There is also an across-the-board stress on economics. "It's not just that people are getting jobs in the private sector," says Stephen Szabo, academic dean at Johns Hopkins University's School of Advanced International Studies (SAIS) in Baltimore. "It is that the private sector and finance are getting more important, so that even if you are bored silly by finance, you can't ignore what happened in Mexico or in East Asia if you want to understand international relations."
As a result, students may find themselves learning the nuts and bolts of econometrics, which emphasizes statistics, along with the twists and turns of macro- and microeconomics as they apply to their particular area of concentration.
American centrality
If foreign students flock to US institutions, it is partly out of a desire for an American approach to education - with its mix of practice and theory - and a reflection of the impact US culture has had globally. It is also, Mr.
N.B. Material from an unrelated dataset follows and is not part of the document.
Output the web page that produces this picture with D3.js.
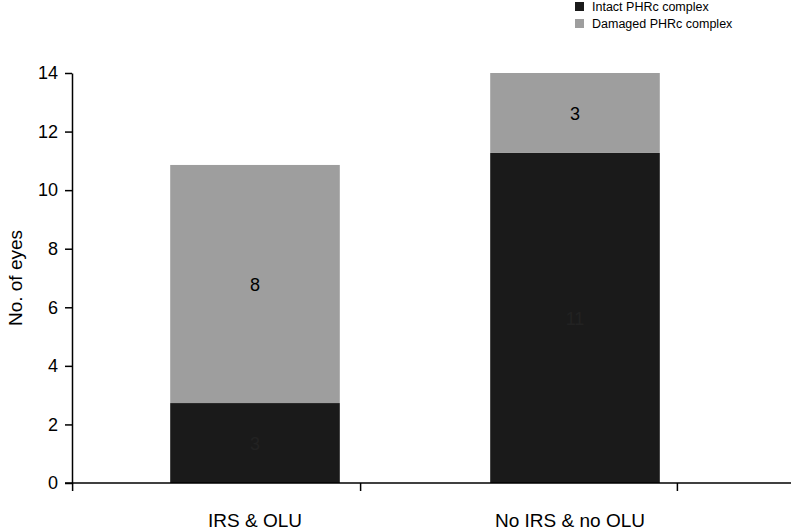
<!DOCTYPE html><html><head><meta charset="utf-8"><script src="https://cdn.jsdelivr.net/npm/d3@7"></script>
<style>body{margin:0;background:#fff}text{font-family:"Liberation Sans",Arial,sans-serif}</style></head><body>
<svg id="c" width="791" height="531"></svg>
<script>
const categories=["IRS & OLU","No IRS & no OLU"];
const intact=[2.73,11.27];
const damaged=[8.13,2.73];
const intactLabels=["3","11"];
const damagedLabels=["8","3"];
const seriesNames=["Intact PHRc complex","Damaged PHRc complex"];
const colors=["#1a1a1a","#9e9e9e"];
const yTicks=[0,2,4,6,8,10,12,14];
const xTickPos=[-0.07,0.83,1.82];
const svg=d3.select("#c");
const y=d3.scaleLinear().domain([0,14]).range([483,73]);
const x=d3.scaleBand().domain(categories).range([95,735]).paddingInner(0.47).paddingOuter(0.235);
const xl=d3.scaleLinear().domain([0,1]).range([95,415]);
categories.forEach((c,i)=>{
  const x0=x(c),w=x.bandwidth();
  svg.append("rect").attr("x",x0).attr("width",w).attr("y",y(intact[i])).attr("height",y(0)-y(intact[i])).attr("fill",colors[0]);
  svg.append("rect").attr("x",x0).attr("width",w).attr("y",y(intact[i]+damaged[i])).attr("height",y(intact[i])-y(intact[i]+damaged[i])).attr("fill",colors[1]);
  svg.append("text").attr("x",x0+w/2).attr("y",y(intact[i]/2)+7).attr("text-anchor","middle").attr("font-size",18).attr("fill","#222").text(intactLabels[i]);
  svg.append("text").attr("x",x0+w/2).attr("y",y(intact[i]+damaged[i]/2)+7).attr("text-anchor","middle").attr("font-size",18).attr("fill","#000").text(damagedLabels[i]);
  svg.append("text").attr("x",x0+w/2-60*i+ (i?55:0)).attr("y",527).attr("text-anchor","middle").attr("font-size",19).text(c);
});
const ya=svg.append("g").attr("transform","translate(72,0)").call(d3.axisLeft(y).tickValues(yTicks).tickSize(7).tickSizeOuter(0));
ya.select(".domain").attr("stroke","#000").attr("stroke-width",1.5);
ya.selectAll("line").attr("stroke-width",1.5);
ya.selectAll("text").attr("font-size",18).attr("font-family","Liberation Sans, Arial").attr("dx",-4);
svg.append("line").attr("x1",65).attr("x2",791).attr("y1",483).attr("y2",483).attr("stroke","#000").attr("stroke-width",1.5);
xTickPos.forEach(t=>svg.append("line").attr("x1",xl(t)).attr("x2",xl(t)).attr("y1",483).attr("y2",491).attr("stroke","#000").attr("stroke-width",1.5));
svg.append("text").attr("transform","translate(22,278) rotate(-90)").attr("text-anchor","middle").attr("font-size",19).text("No. of eyes");
seriesNames.forEach((n,i)=>{
  svg.append("rect").attr("x",575).attr("y",2+i*17).attr("width",9).attr("height",9).attr("fill",colors[i]);
  svg.append("text").attr("x",592).attr("y",11+i*17).attr("font-size",12.5).text(n);
});
</script></body></html>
Szabo says, because "we're the imperial center right now, and we influence so much financial and military policy."
Fletcher student Lisa Karanja agrees. With one semester left to complete a master's degree in conflict resolution, peacekeeping, and human rights, the Kenyan lawyer feels that "not to have the North American experience is a gap in terms of global issues."
Similarly, US student Kelly Simms says her experience at Fletcher has been enhanced by being able to get "entirely different perspectives" from foreign classmates as she gains a grasp on international energy policy.
The degree to which schools hope to preserve a distinctly American imprint varies. "As a whole, we don't try to give students the US perspective or any particular perspective," says Mr. Trachtman of Fletcher. But even though much could change in the next 20 years, Szabo of SAIS says that "for now, we certainly want a substantial American presence." So far, SAIS has not had to apply quotas to achieve this, thanks to a large pool of qualified American applicants.
Whether foreign students are one-fifth or one-half of the student body in a program, there is general agreement that the exchanges among classmates are, as Lancaster puts it, "inestimable in terms of value."
The diversity enriches class discussions and lays the foundation for an informal global network of individuals who share a basic set of tools and knowledge.
After they leave the classroom, the common denominators they have discovered can help move things forward when, as often happens, alumni find themselves on opposite sides of a negotiation or collaborating on a development project.